SCOTLAND'S biggest teaching union has warned of an agreement over industrial action on coronavirus safety while lodging two collective grievances with two local authorities on the first official day of re-opening of Scottish schools.

EIS has said it lodged its safety concerns with Scottish Borders Council and Moray Council which it said failed to allow phased returns of pupils and failed to properly consult and reach agreement with it and other unions.

Lack of discussion around using the flexibility of a phased return meant that staff are under "intense pressure "over schools reopening.

It comes after a poll of nearly 30,000 teachers in Scotland outlined serious safety concerns in advance of primary and secondary schools beginning a phased re-opening from yesterday.

some 81.9% have said they registered varying degrees of a lack of confidence over the ability to keep the required 2m distance in the classroom.

Three in four have said they feel unsafe returning to school with the majority saying they feel uncomfortable teaching without social distancing between pupils.

READ MORE: New Covid safety fears as over 80% of Scots teachers are not confident over classroom social distancing

EIS general secretary Larry Flanagan said: “The recent EIS national survey indicated majority support from members for industrial action if required, to ensure the safety of staff and pupils in our schools. We will always seek to resolve collective grievances through dialogue but councils such as Scottish Borders need to engage with the EIS and not seek to bypass proper discussions by claiming a ‘corporate decision’ has been made.”

Scotland's pupils began returning to classes for the first time since lockdown began nearly five months ago.

Borders and Shetland schools were the first to reopen with most others following today.

Yesterday was considered as a national inset day, which means very few if any pupils attend, leaving teachers and staff to prepare for re-opening.

The EIS say that some local authorities such as Glasgow and Edinburgh agreed a return on the 10th to facilitate two days.

All age groups returned in the Scottish Borders yesterday - a week earlier than the normal start of term - but most councils have opted for a phased approach, for instance by having youngest pupils return first.

The Borders also went with two inset days, but during the summer decided to only have one described by the EIS as a “corporate decision without discussion".

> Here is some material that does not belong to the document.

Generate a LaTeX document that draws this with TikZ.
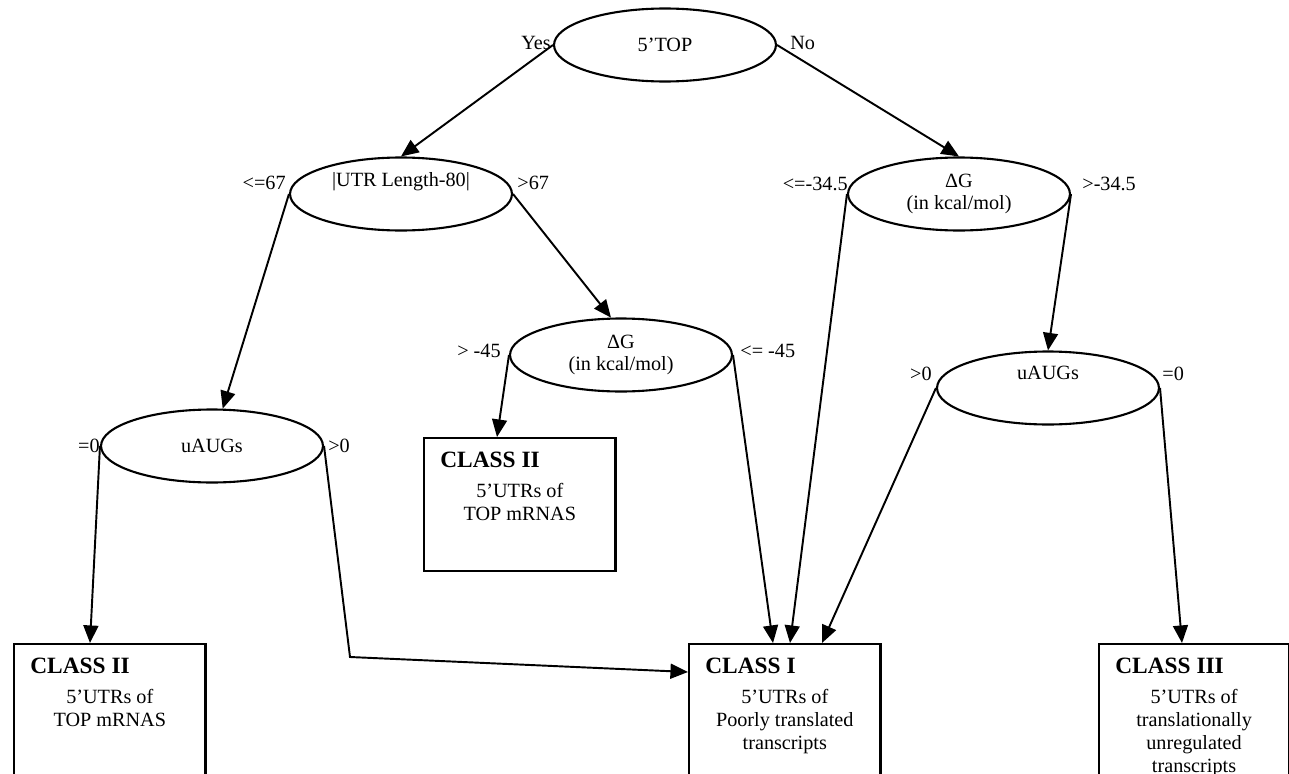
\documentclass[tikz,border=0pt]{standalone}
\usepackage{fontspec}
\setmainfont{Liberation Serif}
\usetikzlibrary{calc,positioning,arrows.meta,shapes.geometric}
\tikzstyle{test} = [ellipse, draw, line width=1.2pt, minimum width=4.44cm, minimum height=1.46cm, inner sep=0pt, align=center, font=\fontsize{11.5}{13}\selectfont]
\tikzstyle{classbox} = [rectangle, draw, line width=1.2pt, minimum width=3.83cm, minimum height=2.66cm, anchor=north west, inner sep=0pt]
\tikzstyle{classname} = [anchor=base west, inner sep=0pt, font=\fontsize{13.3}{15}\selectfont\bfseries]
\tikzstyle{classtext} = [anchor=north, align=center, inner sep=0pt, font=\fontsize{11.5}{13}\selectfont]
\tikzstyle{branch} = [inner sep=0pt, font=\fontsize{11.5}{13}\selectfont]
\tikzstyle{flow} = [line width=1.1pt, -{Triangle[length=10pt,width=8.5pt]}]

\begin{document}
\begin{tikzpicture}[x=0.02cm, y=-0.02cm]
      \useasboundingbox (0,0) rectangle (1289,774);
      % tests
      \node[test] (top) at (665,45) {5’TOP};
      \node[test] (len) at (401,194) {|UTR Length-80|\\\strut};
      \node[test] (dgR) at (959,194) {ΔG\\(in kcal/mol)};
      \node[test] (dgM) at (621,355) {ΔG\\(in kcal/mol)};
      \node[test] (uaR) at (1048,388) {uAUGs\\\strut};
      \node[test] (uaL) at (212,446) {uAUGs};
      % classes
      \node[classbox] (c2m) at (423,437) {};
      \node[classbox, minimum height=3cm] (c2l) at (13,643) {};
      \node[classbox, minimum height=3cm] (c1) at (688,643) {};
      \node[classbox, minimum height=3cm, minimum width=3.8cm] (c3) at (1098,643) {};
      \node[classname] (c2mname) at ($(c2m.north west)+(17,30)$) {CLASS II};
      \node[classtext] (c2mtext) at ($(c2m.north)+(0,46)$) {5’UTRs of\\TOP mRNAS};
      \node[classname] (c2lname) at ($(c2l.north west)+(17,30)$) {CLASS II};
      \node[classtext] (c2ltext) at ($(c2l.north)+(0,46)$) {5’UTRs of\\TOP mRNAS};
      \node[classname] (c1name) at ($(c1.north west)+(17,30)$) {CLASS I};
      \node[classtext] (c1text) at ($(c1.north)+(0,46)$) {5’UTRs of\\Poorly translated\\transcripts};
      \node[classname] (c3name) at ($(c3.north west)+(17,30)$) {CLASS III};
      \node[classtext] (c3text) at ($(c3.north)+(0,46)$) {5’UTRs of\\translationally\\unregulated\\transcripts};
      % branch labels
      \node[branch, anchor=base east] (yes) at (551,50) {Yes};
      \node[branch, anchor=base west] (no) at (790,50) {No};
      \node[branch, anchor=base east] (lenlo) at (286,189) {<=67};
      \node[branch, anchor=base west] (lenhi) at (517,189) {>67};
      \node[branch, anchor=base east] (dgRlo) at (848,190) {<=-34.5};
      \node[branch, anchor=base west] (dgRhi) at (1082,190) {>-34.5};
      \node[branch, anchor=base east] (dgMhi) at (501,357) {> -45};
      \node[branch, anchor=base west] (dgMlo) at (740,357) {<= -45};
      \node[branch, anchor=base east] (uaRhi) at (932,380) {>0};
      \node[branch, anchor=base west] (uaRzero) at (1162,380) {=0};
      \node[branch, anchor=base east] (uaLzero) at (100,452) {=0};
      \node[branch, anchor=base west] (uaLhi) at (328,452) {>0};
      % arrows
      \coordinate (bend) at (350,657);
      \draw[flow] (top.west) -- (len.north);
      \draw[flow] (top.east) -- (dgR.north);
      \draw[flow] (len.west) -- (uaL.74);
      \draw[flow] (len.east) -- (dgM.105);
      \draw[flow] (dgR.west) -- ($(c1.north west)+(102,0)$);
      \draw[flow] (dgR.east) -- (uaR.north);
      \draw[flow] (dgM.west) -- ($(c2m.north west)+(74,0)$);
      \draw[flow] (dgM.east) -- ($(c1.north west)+(85,0)$);
      \draw[flow] (uaR.west) -- ($(c1.north west)+(134,0)$);
      \draw[flow] (uaR.east) -- ($(c3.north west)+(84,0)$);
      \draw[flow] (uaL.west) -- ($(c2l.north west)+(77,0)$);
      \draw[flow] (uaL.east) -- (bend) -- ($(c1.north west)+(0,29)$);
\end{tikzpicture}
\end{document}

The union said sufficient inset days were needed to allow risk assessments to be signed off, safety precautions put in place and legal requirements such as child protection training to be carried out in the midst of the coronavirus crisis.

An EIS spokesman said: "The EIS, and other unions, have worked alongside Scottish Borders Council management to have updated risk assessments in place, but time is needed for these to be put in place more effectively so that all staff and youngsters can feel safe and secure on their return.

HeraldScotland: School pupils

"The EIS is disappointed that the request for a phased return or a second in-service day was not being considered at the Local Negotiating Committee for Teachers. The Scottish Borders Council grievance asks for a phased return of pupils and Scottish Borders Council has responded by acknowledging our concerns but not acknowledging our grievance. The EIS will be pursuing this matter."

A total of 29,867 teachers completed the latest survey from its launch on August 4 to the Monday morning – the largest survey return the union has ever had.

And some three in four say there should be priority testing available for asymptomatic teachers, with a further 57% saying it should also be available for pupils.

Some 60% expressed support for the decision to reopen schools but a similar figure, 66%, expressing anxiety and a lack of confidence that sufficient mitigations would be in place.

Just 1 in 5 expressed confidence that schools are currently safe with the union saying that indicated "that much more needs to be done to reassure staff that schools are safe to work in".

While councils have been given some flexibility over the back to school timetable, the Scottish government wants all schools fully open by August 18.

A Scottish Borders Council spokesman said: “Throughout our planning for the reopening of schools we have been engaging regularly with colleagues from the relevant trades unions and therefore we are extremely disappointed at the course of action now being taken. This creates unnecessary concern for parents and pupils at what is already a challenging time and we hope to resolve it swiftly.”

A Moray Council spokesperson said: “We discussed return to school guidance with trade unions throughout the school summer holidays and published this guidance following seven virtual consultations with head teachers prior to the start of term. There are arrangements in place across our schools to help pupils and staff phase back to normal in the first few days, including staggered starts and soft introductions to the curriculum, particularly for those in transition years of P1 and S1.”